* Begin MATERIAL PROVIDED *

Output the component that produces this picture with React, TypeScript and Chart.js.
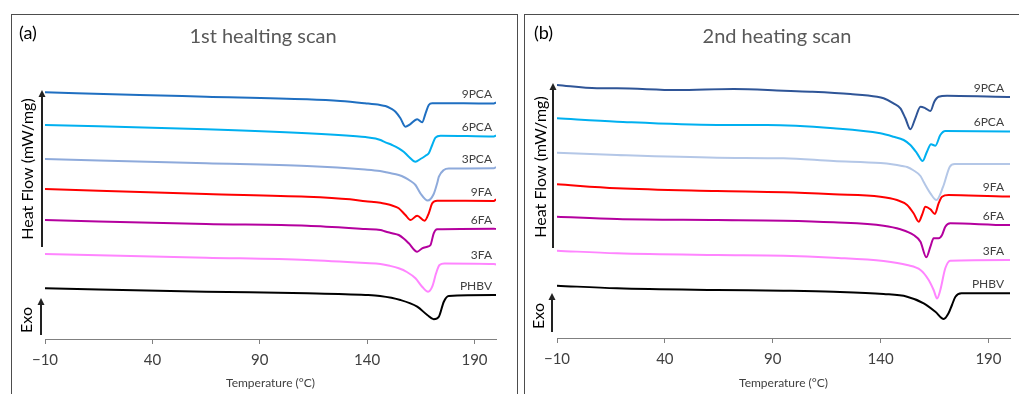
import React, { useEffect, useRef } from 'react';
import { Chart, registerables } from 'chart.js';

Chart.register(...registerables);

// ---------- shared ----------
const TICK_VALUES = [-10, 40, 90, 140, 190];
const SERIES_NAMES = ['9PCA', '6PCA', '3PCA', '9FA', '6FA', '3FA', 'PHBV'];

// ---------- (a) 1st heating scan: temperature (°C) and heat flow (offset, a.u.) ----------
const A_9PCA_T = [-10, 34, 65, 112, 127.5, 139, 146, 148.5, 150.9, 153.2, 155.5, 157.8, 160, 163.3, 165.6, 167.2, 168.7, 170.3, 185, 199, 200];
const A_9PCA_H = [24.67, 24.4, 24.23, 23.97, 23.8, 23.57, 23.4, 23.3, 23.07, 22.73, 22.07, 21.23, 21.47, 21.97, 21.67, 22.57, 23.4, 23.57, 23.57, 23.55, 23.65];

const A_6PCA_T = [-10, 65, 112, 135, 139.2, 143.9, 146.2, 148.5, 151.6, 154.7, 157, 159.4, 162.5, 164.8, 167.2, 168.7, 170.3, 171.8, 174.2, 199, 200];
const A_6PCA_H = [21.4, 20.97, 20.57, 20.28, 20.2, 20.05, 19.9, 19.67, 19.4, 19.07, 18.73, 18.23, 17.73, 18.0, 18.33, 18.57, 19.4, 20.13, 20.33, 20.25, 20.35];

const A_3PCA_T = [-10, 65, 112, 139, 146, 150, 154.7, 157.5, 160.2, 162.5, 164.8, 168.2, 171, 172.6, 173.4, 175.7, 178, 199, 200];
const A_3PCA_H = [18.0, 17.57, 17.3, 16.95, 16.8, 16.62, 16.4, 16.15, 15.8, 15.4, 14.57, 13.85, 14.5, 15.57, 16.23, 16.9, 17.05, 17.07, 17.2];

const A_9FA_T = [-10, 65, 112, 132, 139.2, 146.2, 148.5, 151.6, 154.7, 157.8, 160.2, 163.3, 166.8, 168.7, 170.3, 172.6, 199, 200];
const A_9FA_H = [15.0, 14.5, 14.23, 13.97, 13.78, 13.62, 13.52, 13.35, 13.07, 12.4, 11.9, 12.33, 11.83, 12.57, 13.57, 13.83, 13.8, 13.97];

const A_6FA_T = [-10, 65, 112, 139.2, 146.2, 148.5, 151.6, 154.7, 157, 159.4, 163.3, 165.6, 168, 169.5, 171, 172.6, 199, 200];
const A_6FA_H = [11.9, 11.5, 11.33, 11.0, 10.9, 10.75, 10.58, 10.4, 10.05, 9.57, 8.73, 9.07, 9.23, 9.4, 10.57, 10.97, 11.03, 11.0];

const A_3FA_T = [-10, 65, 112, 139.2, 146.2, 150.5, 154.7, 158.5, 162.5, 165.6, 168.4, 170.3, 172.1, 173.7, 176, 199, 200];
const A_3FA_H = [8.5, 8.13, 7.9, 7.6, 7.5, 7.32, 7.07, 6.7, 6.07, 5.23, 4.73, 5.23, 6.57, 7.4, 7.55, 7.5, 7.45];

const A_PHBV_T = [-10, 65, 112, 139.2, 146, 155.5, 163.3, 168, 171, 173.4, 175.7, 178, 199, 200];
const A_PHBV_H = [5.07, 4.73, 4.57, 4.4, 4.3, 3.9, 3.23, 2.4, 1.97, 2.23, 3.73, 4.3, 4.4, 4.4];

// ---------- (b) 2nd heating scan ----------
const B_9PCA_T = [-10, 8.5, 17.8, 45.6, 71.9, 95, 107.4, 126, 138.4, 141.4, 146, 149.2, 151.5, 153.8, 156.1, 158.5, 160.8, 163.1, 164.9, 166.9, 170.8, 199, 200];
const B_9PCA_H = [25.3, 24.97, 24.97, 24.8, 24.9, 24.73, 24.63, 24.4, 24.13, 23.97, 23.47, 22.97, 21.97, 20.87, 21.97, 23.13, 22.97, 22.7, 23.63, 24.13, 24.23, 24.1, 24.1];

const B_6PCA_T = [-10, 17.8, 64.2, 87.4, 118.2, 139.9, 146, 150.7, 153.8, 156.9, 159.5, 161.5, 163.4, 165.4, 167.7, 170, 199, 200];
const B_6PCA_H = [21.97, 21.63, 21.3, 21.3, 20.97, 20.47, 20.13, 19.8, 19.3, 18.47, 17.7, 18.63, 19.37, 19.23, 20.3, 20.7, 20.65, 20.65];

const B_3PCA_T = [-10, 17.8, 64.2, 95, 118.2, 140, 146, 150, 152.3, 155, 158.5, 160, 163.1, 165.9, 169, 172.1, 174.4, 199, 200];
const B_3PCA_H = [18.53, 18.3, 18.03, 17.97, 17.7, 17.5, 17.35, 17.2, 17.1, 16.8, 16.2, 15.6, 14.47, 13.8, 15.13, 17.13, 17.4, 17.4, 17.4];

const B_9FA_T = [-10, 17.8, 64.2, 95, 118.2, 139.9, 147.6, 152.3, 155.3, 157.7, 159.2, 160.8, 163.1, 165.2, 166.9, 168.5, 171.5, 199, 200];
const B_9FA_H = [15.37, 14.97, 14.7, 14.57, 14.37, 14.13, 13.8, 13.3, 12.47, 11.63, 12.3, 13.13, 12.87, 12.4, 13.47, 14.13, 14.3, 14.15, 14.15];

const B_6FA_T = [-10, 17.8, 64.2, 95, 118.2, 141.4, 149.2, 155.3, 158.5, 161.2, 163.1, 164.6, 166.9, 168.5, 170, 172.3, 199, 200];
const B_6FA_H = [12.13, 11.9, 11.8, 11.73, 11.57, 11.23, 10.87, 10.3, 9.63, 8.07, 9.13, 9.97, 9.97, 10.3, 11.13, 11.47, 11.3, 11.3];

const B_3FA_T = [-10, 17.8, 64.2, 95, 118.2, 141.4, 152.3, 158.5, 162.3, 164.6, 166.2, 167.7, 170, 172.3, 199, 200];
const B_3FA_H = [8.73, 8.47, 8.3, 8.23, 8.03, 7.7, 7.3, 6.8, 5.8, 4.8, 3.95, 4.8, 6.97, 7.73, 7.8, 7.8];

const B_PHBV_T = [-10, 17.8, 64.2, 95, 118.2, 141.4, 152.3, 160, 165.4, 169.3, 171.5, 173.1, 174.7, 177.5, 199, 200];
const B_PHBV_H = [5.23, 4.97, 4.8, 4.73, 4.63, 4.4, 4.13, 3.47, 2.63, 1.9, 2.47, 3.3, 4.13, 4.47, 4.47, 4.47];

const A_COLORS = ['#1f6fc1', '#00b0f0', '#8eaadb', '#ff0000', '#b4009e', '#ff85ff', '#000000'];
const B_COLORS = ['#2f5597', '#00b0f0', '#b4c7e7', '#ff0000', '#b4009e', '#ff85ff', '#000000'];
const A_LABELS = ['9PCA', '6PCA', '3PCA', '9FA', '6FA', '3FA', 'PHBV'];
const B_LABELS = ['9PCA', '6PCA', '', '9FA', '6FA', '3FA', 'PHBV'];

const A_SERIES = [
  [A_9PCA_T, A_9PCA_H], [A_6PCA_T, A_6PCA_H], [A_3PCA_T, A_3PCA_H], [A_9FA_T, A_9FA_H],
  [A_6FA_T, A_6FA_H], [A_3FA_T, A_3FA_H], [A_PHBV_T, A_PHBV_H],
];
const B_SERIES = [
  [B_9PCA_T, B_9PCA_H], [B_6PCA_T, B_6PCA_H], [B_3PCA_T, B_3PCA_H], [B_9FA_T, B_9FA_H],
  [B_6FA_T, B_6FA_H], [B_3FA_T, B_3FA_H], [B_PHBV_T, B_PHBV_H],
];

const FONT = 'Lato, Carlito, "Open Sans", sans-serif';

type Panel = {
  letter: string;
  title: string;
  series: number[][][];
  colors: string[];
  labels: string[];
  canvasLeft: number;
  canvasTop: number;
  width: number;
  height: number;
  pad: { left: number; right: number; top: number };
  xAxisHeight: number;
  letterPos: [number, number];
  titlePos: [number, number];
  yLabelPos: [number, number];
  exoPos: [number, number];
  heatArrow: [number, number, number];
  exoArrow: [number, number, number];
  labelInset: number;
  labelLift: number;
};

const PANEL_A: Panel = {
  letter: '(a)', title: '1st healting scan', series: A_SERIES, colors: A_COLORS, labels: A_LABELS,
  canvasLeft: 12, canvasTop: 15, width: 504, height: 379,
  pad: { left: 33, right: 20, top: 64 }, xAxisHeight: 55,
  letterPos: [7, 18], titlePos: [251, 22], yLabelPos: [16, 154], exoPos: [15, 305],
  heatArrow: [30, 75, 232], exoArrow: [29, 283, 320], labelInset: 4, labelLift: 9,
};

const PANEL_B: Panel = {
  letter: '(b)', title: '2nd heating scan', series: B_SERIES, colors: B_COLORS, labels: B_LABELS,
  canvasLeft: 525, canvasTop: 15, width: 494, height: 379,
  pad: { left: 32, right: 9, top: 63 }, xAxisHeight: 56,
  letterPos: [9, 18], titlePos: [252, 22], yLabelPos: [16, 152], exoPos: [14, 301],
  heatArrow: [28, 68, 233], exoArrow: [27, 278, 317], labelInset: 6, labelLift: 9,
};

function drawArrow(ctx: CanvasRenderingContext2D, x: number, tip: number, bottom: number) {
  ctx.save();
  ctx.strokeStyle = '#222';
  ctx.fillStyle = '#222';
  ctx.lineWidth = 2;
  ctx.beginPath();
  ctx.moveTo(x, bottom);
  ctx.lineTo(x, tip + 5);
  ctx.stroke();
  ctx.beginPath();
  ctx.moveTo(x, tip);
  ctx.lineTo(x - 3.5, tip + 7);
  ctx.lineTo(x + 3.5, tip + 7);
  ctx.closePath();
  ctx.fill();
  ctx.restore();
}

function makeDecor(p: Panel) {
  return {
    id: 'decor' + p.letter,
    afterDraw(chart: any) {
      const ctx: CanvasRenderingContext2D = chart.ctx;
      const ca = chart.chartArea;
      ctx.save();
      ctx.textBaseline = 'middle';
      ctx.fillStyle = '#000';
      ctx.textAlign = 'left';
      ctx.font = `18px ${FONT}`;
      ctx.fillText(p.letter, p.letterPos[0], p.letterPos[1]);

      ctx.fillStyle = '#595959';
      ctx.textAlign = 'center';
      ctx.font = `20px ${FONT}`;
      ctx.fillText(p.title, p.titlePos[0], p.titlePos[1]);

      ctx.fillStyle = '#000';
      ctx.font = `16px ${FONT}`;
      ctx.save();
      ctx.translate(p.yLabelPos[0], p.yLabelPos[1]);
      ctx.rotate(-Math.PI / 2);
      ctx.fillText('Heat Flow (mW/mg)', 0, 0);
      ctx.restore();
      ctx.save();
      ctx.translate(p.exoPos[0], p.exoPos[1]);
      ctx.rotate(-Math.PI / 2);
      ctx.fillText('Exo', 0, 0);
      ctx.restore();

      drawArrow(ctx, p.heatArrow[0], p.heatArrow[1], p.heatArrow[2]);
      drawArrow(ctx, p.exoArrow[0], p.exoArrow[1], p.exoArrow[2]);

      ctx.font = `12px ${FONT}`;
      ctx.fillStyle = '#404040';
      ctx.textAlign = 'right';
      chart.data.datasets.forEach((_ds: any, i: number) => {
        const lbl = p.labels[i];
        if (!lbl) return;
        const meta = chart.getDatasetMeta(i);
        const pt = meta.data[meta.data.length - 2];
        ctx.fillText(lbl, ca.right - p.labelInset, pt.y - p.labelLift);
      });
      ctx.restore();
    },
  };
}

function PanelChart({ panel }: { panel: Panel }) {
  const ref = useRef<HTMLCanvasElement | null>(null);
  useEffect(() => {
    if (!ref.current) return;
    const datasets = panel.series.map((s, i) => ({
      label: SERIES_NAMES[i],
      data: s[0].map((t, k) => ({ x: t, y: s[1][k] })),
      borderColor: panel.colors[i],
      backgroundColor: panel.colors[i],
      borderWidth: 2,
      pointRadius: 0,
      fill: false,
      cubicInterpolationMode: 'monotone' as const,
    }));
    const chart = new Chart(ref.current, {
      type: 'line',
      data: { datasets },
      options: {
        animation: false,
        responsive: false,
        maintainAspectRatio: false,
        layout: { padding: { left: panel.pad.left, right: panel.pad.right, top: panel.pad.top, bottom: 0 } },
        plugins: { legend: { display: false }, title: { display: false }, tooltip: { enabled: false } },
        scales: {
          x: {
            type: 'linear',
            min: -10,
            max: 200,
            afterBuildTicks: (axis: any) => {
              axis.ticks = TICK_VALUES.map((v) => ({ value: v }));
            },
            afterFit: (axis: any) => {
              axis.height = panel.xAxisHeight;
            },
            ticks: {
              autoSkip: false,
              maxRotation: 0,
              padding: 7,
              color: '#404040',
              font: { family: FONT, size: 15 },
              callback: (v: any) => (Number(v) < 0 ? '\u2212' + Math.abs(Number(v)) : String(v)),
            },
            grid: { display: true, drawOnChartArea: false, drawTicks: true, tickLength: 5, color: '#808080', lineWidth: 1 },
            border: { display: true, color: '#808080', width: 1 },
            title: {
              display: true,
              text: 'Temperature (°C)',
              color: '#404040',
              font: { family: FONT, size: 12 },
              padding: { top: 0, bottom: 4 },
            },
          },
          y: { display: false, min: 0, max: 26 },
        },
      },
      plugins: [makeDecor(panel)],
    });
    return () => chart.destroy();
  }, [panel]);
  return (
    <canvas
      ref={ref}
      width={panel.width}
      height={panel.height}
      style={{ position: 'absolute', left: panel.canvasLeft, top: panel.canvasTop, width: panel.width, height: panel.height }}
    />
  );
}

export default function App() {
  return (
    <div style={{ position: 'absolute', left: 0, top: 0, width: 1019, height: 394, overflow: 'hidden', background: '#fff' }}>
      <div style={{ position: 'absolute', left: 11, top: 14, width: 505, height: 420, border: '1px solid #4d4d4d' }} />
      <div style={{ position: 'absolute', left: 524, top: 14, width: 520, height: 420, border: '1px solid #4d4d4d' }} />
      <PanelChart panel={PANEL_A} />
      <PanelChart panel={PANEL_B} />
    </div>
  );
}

* End MATERIAL PROVIDED *

• [TASK PROMPT]:
Print, exactly as written, the lines above from the first one to the one containing "13.83, 13.8, 13.97];". Leave out pictures.

• [EXERCISE RESULT]:
Output the component that produces this picture with React, TypeScript and Chart.js.
import React, { useEffect, useRef } from 'react';
import { Chart, registerables } from 'chart.js';

Chart.register(...registerables);

// ---------- shared ----------
const TICK_VALUES = [-10, 40, 90, 140, 190];
const SERIES_NAMES = ['9PCA', '6PCA', '3PCA', '9FA', '6FA', '3FA', 'PHBV'];

// ---------- (a) 1st heating scan: temperature (°C) and heat flow (offset, a.u.) ----------
const A_9PCA_T = [-10, 34, 65, 112, 127.5, 139, 146, 148.5, 150.9, 153.2, 155.5, 157.8, 160, 163.3, 165.6, 167.2, 168.7, 170.3, 185, 199, 200];
const A_9PCA_H = [24.67, 24.4, 24.23, 23.97, 23.8, 23.57, 23.4, 23.3, 23.07, 22.73, 22.07, 21.23, 21.47, 21.97, 21.67, 22.57, 23.4, 23.57, 23.57, 23.55, 23.65];

const A_6PCA_T = [-10, 65, 112, 135, 139.2, 143.9, 146.2, 148.5, 151.6, 154.7, 157, 159.4, 162.5, 164.8, 167.2, 168.7, 170.3, 171.8, 174.2, 199, 200];
const A_6PCA_H = [21.4, 20.97, 20.57, 20.28, 20.2, 20.05, 19.9, 19.67, 19.4, 19.07, 18.73, 18.23, 17.73, 18.0, 18.33, 18.57, 19.4, 20.13, 20.33, 20.25, 20.35];

const A_3PCA_T = [-10, 65, 112, 139, 146, 150, 154.7, 157.5, 160.2, 162.5, 164.8, 168.2, 171, 172.6, 173.4, 175.7, 178, 199, 200];
const A_3PCA_H = [18.0, 17.57, 17.3, 16.95, 16.8, 16.62, 16.4, 16.15, 15.8, 15.4, 14.57, 13.85, 14.5, 15.57, 16.23, 16.9, 17.05, 17.07, 17.2];

const A_9FA_T = [-10, 65, 112, 132, 139.2, 146.2, 148.5, 151.6, 154.7, 157.8, 160.2, 163.3, 166.8, 168.7, 170.3, 172.6, 199, 200];
const A_9FA_H = [15.0, 14.5, 14.23, 13.97, 13.78, 13.62, 13.52, 13.35, 13.07, 12.4, 11.9, 12.33, 11.83, 12.57, 13.57, 13.83, 13.8, 13.97];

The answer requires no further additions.